Cette pression sur les prix et les délais génère une sous-traitance informelle. « Ces marques ont l’outrecuidance de rejeter leur responsabilité », de laisser ces femmes « vivre l’enfer d’un travail sous-payé », dit Mme Auroi. Avec ses collègues socialistes Dominique Potier (Meurthe-et-Moselle) et Philippe Noguès (Morbihan), elle a signé une proposition de loi pour imposer un devoir de vigilance des sociétés mères et des entreprises donneuses d’ordres à l’égard de leurs filiales, sous-traitants et fournisseurs. Une façon imparable d’éviter une cascade de sous-traitance qui permet d’imposer des salaires de misère en bout de chaîne.
Avocate à la Cour suprême du Bangladesh, Sara Hossain, invitée à l’Assemblée nationale le 16 avril, se bat pour obtenir réparation pour toutes les victimes du Rana Plaza. Elle multiplie les procédures et travaille avec une armada de 2 500 juristes bénévoles de l’ONG Blast (Bangladesh Legal Aid and Services Trust). Ils instruisent des centaines de cas pour demander une compensation aux familles des victimes et une aide pour celles qui sont restées handicapées. L’avocate se réjouit que le propriétaire – dont les comptes ont été gelés – ait été arrêté et inculpé pour meurtre le 15 avril. Quarante autres personnes sont poursuivies.

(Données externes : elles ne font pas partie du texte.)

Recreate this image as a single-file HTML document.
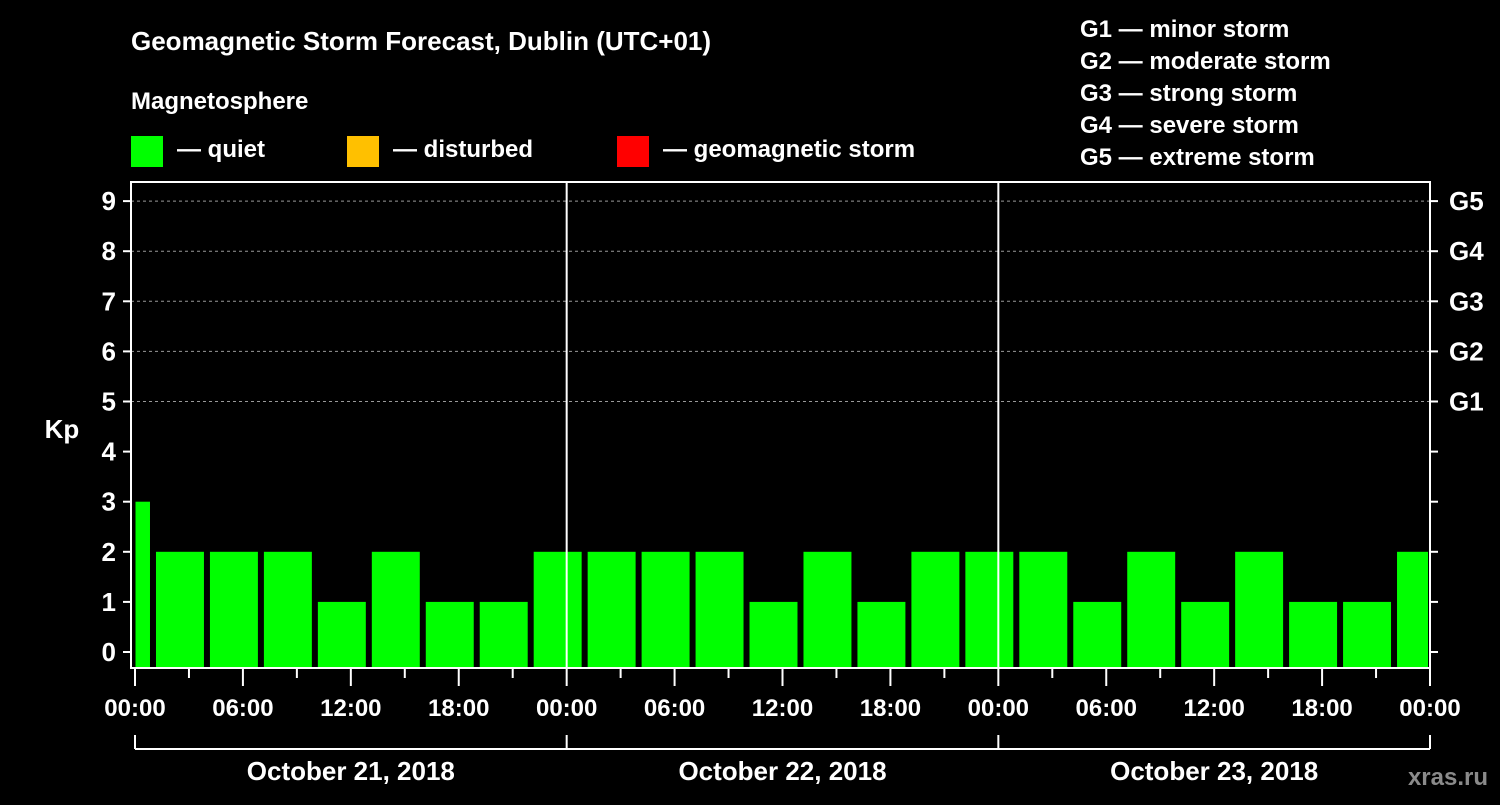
<!DOCTYPE html>
<html><head><meta charset="utf-8"><style>
body{margin:0;background:#000;width:1500px;height:800px;overflow:hidden}
svg text{font-family:"Liberation Sans",sans-serif;font-weight:bold;fill:#fff}
</style></head><body>
<svg id="c" width="1500" height="800" xmlns="http://www.w3.org/2000/svg">
<text x="131" y="50" font-size="26">Geomagnetic Storm Forecast, Dublin (UTC+01)</text>
<text x="131" y="109" font-size="24">Magnetosphere</text>
<rect x="131" y="136" width="32" height="31" fill="#00ff00"/>
<text x="177" y="157" font-size="24">— quiet</text>
<rect x="347" y="136" width="32" height="31" fill="#ffc000"/>
<text x="393" y="157" font-size="24">— disturbed</text>
<rect x="617" y="136" width="32" height="31" fill="#ff0000"/>
<text x="663" y="157" font-size="24">— geomagnetic storm</text>
<g font-size="24">
<text x="1080" y="37">G1 — minor storm</text>
<text x="1080" y="69">G2 — moderate storm</text>
<text x="1080" y="101">G3 — strong storm</text>
<text x="1080" y="133">G4 — severe storm</text>
<text x="1080" y="165">G5 — extreme storm</text>
</g>
<text x="62" y="438" font-size="26" text-anchor="middle">Kp</text>
<text x="1488" y="785" font-size="24" text-anchor="end" fill="#888" style="fill:#8a8a8a">xras.ru</text>
<g id="g"></g>
</svg>
<script>
const kpValues=[3,2,2,2,1,2,1,1,2,2,2,2,1,2,1,2,2,2,1,2,1,2,1,1,2];
const dayLabels=["October 21, 2018","October 22, 2018","October 23, 2018"];
const hourLabels=["00:00","06:00","12:00","18:00"];
const gLabels=["G1","G2","G3","G4","G5"];
const NS="http://www.w3.org/2000/svg";
const g=document.getElementById('g');
const L=131,R=1430,T=182,B=668,X0=135,PXH=(1430-135)/72;
const x=h=>X0+h*PXH;
const y=v=>652-v*50.1;
function mk(t,a){const e=document.createElementNS(NS,t);for(const k in a)e.setAttribute(k,a[k]);g.appendChild(e);return e;}
// gridlines
for(let v=5;v<=9;v++){
 const e=mk('line',{x1:L,x2:R,y1:y(v),y2:y(v),stroke:'#999','stroke-dasharray':'3,3','stroke-width':1});
 
 
}
// bars
let start=0;
kpValues.forEach((v,i)=>{
 const dur=i===0?1:(i===kpValues.length-1?72-start:3);
 const x1=x(start)+(i===0?0.5:3), x2=x(start+dur)-(i===kpValues.length-1?2:3);
 const col=v>=5?'#ff0000':(v>=4?'#ffc000':'#00ff00');
 const e=mk('rect',{x:x1,y:y(v),width:x2-x1,height:B-y(v),fill:col});
 
 
 start+=dur;
});
// day separators
for(let d=1;d<3;d++){
 const e=mk('line',{x1:x(d*24),x2:x(d*24),y1:T,y2:B,stroke:'#fff','stroke-width':2});
 
 
}
// frame
const fr=mk('rect',{x:L,y:T,width:R-L,height:B-T,fill:'none',stroke:'#fff','stroke-width':2});


// y ticks
for(let v=0;v<=9;v++){
 mk('line',{x1:L-8,x2:L,y1:y(v),y2:y(v),stroke:'#fff','stroke-width':2});
 mk('line',{x1:R,x2:R+8,y1:y(v),y2:y(v),stroke:'#fff','stroke-width':2});
 const t=mk('text',{x:116,y:y(v)+9,'font-size':26,'text-anchor':'end'});t.textContent=v;
 
 
}
gLabels.forEach((s,i)=>{
 const t=mk('text',{x:1449,y:y(5+i)+9,'font-size':26});t.textContent=s;
 
 
});
// x ticks
for(let h=0;h<=72;h+=3){
 const major=h%6===0;
 mk('line',{x1:x(h),x2:x(h),y1:B,y2:B+(major?18:10),stroke:'#fff','stroke-width':2});
 if(major){
  const t=mk('text',{x:x(h),y:716,'font-size':24,'text-anchor':'middle'});t.textContent=hourLabels[(h/6)%4];
  
  
 }
}
// day brackets
mk('line',{x1:x(0),x2:x(72),y1:749,y2:749,stroke:'#fff','stroke-width':2});
for(let d=0;d<=3;d++)mk('line',{x1:x(d*24),x2:x(d*24),y1:735,y2:749,stroke:'#fff','stroke-width':2});
dayLabels.forEach((s,i)=>{
 const t=mk('text',{x:x(i*24+12),y:780,'font-size':26,'text-anchor':'middle'});t.textContent=s;
 
 
});
</script>
</body></html>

Shahidul Islam Shahid redoute le pire : « Si l’Union européenne mettait à exécution sa menace de suspendre le système préférentiel des taxes douanières accordé au Bangladesh, ce serait une catastrophe. Les femmes de ce pays qui ont acquis une liberté et une autonomie en travaillant seraient condamnées à se prostituer », assure-t-il.
Pour les neuf millions de personnes directement et indirectement impliquées dans la production textile, ajoute-t-il, « cela créerait aussi un grave problème de démocratie : une résurgence des forces fondamentalistes, comme en Afghanistan et au Pakistan, serait à craindre ».